_WHAT YOU NEED TO DO_: Print the material below exactly as it stands, please, from its first line to the line holding "plt.rcParams['font.family'] = ['Liberation", with no pictures.

_DATASET CONTENT_:
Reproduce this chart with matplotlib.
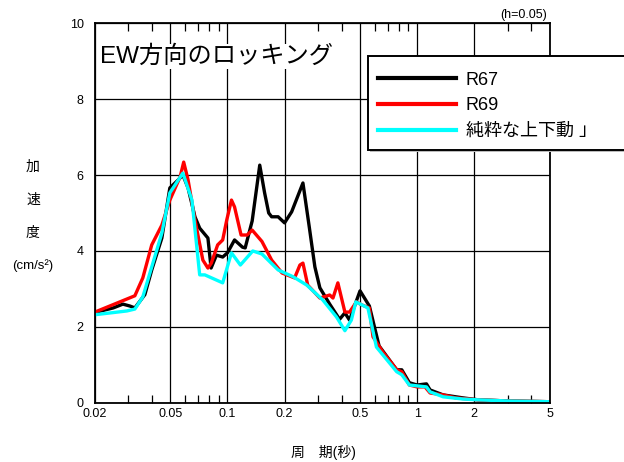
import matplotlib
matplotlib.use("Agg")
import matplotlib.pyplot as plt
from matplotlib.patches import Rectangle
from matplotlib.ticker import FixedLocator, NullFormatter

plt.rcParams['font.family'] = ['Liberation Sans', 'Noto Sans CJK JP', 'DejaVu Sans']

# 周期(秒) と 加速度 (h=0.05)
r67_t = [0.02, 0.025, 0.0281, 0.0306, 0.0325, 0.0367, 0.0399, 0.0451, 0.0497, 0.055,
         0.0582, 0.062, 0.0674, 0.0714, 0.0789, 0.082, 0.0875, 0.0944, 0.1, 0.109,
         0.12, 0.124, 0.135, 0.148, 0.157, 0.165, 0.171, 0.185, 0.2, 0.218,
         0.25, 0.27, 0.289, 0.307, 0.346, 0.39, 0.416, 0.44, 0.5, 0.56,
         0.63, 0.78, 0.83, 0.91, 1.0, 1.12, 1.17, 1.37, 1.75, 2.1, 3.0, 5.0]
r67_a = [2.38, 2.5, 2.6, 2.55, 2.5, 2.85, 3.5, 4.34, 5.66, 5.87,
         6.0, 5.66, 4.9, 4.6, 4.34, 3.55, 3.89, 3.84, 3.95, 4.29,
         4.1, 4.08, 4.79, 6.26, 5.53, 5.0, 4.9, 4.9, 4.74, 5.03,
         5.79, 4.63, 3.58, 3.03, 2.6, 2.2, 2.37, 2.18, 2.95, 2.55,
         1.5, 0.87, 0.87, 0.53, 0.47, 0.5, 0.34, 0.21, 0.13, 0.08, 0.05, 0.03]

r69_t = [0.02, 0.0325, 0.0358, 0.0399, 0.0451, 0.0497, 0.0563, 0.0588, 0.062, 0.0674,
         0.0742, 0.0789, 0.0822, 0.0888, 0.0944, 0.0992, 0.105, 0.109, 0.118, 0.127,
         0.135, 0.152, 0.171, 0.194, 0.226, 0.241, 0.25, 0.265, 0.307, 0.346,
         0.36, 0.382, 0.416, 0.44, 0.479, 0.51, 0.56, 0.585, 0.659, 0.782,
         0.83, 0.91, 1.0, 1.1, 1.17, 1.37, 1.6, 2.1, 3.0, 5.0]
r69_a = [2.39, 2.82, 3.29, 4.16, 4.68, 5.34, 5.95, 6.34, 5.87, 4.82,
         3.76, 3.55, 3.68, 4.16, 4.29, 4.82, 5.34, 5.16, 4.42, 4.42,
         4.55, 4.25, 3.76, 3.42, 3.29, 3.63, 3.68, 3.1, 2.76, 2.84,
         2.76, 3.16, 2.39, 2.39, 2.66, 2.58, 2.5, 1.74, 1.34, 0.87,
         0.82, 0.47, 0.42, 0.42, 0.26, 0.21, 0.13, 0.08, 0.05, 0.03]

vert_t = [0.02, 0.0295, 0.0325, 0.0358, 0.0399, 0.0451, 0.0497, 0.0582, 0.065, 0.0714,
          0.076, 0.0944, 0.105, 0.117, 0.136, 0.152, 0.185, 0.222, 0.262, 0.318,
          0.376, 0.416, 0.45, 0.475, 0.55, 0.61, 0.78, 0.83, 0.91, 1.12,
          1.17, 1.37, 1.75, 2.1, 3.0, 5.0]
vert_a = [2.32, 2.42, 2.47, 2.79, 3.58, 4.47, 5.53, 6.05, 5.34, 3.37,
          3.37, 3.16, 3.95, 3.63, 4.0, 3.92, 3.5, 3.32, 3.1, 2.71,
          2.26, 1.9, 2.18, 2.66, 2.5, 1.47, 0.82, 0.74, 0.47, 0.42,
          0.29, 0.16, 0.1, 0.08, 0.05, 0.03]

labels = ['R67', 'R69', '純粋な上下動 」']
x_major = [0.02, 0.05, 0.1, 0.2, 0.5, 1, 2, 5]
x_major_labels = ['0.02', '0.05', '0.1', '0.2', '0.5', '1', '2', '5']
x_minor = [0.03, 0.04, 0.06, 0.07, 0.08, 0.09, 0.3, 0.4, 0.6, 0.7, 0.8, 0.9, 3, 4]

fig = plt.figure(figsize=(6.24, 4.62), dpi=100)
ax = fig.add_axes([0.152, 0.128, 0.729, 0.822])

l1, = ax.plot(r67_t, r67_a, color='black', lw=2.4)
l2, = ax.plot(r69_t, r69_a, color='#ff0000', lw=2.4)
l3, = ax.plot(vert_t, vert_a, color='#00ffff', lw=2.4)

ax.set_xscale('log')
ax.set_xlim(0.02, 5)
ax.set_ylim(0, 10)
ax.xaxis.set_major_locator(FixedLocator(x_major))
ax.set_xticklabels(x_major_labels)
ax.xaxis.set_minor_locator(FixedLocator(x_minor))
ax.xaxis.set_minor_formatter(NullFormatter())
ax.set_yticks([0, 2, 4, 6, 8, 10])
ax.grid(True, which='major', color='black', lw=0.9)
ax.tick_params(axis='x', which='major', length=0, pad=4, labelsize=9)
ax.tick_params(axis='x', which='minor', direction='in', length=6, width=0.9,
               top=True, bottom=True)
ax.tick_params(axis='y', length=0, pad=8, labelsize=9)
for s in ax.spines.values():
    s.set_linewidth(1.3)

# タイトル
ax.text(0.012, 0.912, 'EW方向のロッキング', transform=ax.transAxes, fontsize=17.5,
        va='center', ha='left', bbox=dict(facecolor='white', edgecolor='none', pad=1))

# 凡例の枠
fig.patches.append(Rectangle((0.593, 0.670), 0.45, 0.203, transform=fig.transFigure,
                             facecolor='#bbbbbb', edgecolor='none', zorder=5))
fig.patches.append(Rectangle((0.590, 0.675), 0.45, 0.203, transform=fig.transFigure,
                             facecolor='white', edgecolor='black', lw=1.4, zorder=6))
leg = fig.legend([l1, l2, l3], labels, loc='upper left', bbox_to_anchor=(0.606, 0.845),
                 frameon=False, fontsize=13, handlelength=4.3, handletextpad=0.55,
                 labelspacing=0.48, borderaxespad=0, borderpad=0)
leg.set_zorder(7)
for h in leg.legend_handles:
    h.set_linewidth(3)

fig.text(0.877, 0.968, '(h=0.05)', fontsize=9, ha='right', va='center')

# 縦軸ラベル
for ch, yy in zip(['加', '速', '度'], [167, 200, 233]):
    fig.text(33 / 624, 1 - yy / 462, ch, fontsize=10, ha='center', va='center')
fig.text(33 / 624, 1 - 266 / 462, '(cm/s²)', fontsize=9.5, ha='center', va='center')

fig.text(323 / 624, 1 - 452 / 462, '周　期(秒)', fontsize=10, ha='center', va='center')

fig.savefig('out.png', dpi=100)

_ANSWER TO THE TASK_:
Reproduce this chart with matplotlib.
import matplotlib
matplotlib.use("Agg")
import matplotlib.pyplot as plt
from matplotlib.patches import Rectangle
from matplotlib.ticker import FixedLocator, NullFormatter

plt.rcParams['font.family'] = ['Liberation Sans', 'Noto Sans CJK JP', 'DejaVu Sans']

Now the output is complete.